Published Oct 14, 2010 9:56 PM

Kohler workers fight concessions

After rejecting a concessionary contract on Oct. 1, the workers who make Kohler kitchen and bath products in Kohler, Wis., called a picket line on Oct. 6. The contract had included a five-year wage freeze, increased premiums and lower wages for new hires and any laid-off workers who are rehired.

Fed up with what they call “exploitation of the recession,” members of United Auto Workers Local 833 expected a turnout of maybe 500 but cheered when the line swelled to 2,000. As one union member told WBAY-TV, if Local 833 doesn’t fight back, it “could easily set in motion an area-wide epidemic of concessions, lower pay and benefits for all workers ... further decimating an already troubled economy.” (Oct. 6)

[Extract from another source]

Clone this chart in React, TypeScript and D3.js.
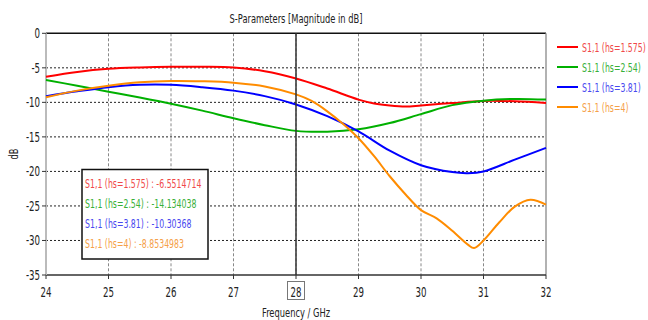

Meanwhile, Kohler recites the same old line that it needs concessions to stay “competitive.” Yet, with 50 plants employing more than 32,000 workers worldwide, Kohler boasts on its website that over the past 15 years it has provided more than 43,000 kitchen and bath products for Habitat for Humanity homes and more than 8,000 products for the television show “Extreme Makeover: Home Edition.” It doesn’t take a Harvard economist to figure out that if Kohler has been flush enough to give away thousands of dollars worth of products in the past, the least it can do is pay those who make those products a living wage. Go, Local 833!

Labor joins call to end ‘crimmigration’

The National Day Laborer Organizing Network reported Sept. 30 that, thanks to labor-community activism, two counties — Santa Clara, Calif., and Arlington, Va. — recently passed unanimous resolutions to opt out of the mass deportation program misnamed “Secure Communities.” According to the email report, “More and more places are stating clearly that Arizona policies have no place in our towns. ... Over 20 local campaigns across the country are building local power to turn the tide and demand an end to police/ICE [Immigration and Customs Enforcement] collaboration, criminalization and family separation.” (www.ndlon.org) On Sept. 29 more than 500 groups in the immigrant rights, criminal justice and labor movements sent a letter to President Barack Obama demanding an end to police/ICE collaboration and pointing out that the existing racial disparity in the criminal injustice system is only heightened by targeting migrant communities.

Anti-war activists support S.F. hotel workers

On Oct. 6 between 150 and 200 people rallied at the downtown San Francisco cable car turnaround at Powell and Market streets to protest the ninth anniversary of the U.S. war against Afghanistan, as well as the U.S. wars against Iraq and Palestine. The group then marched a few blocks to the Hilton Hotel, where the hotel workers in UNITE-HERE Local 2 held a loud, spirited picket line at the lobby doorway, confronting a phalanx of cops.

The anti-war activists’ solidarity with the hotel workers highlighted the U.S. dollars misspent on the huge war machine while working people here need decent union contracts with health care benefits. Thousands of unemployed workers are no longer able to collect unemployment benefits because they’ve been jobless for more than 99 weeks. Many are no longer even counted as unemployed.

Over the last 14 months the hotel workers have been holding rolling strikes (two or three days at a time) against a group of fancy hotels in the San Francisco Bay Area while continuing to work without a contract. It’s only a matter of time before a full-blown hotel worker strike takes place in this city, as well as in other big cities like Chicago and Honolulu.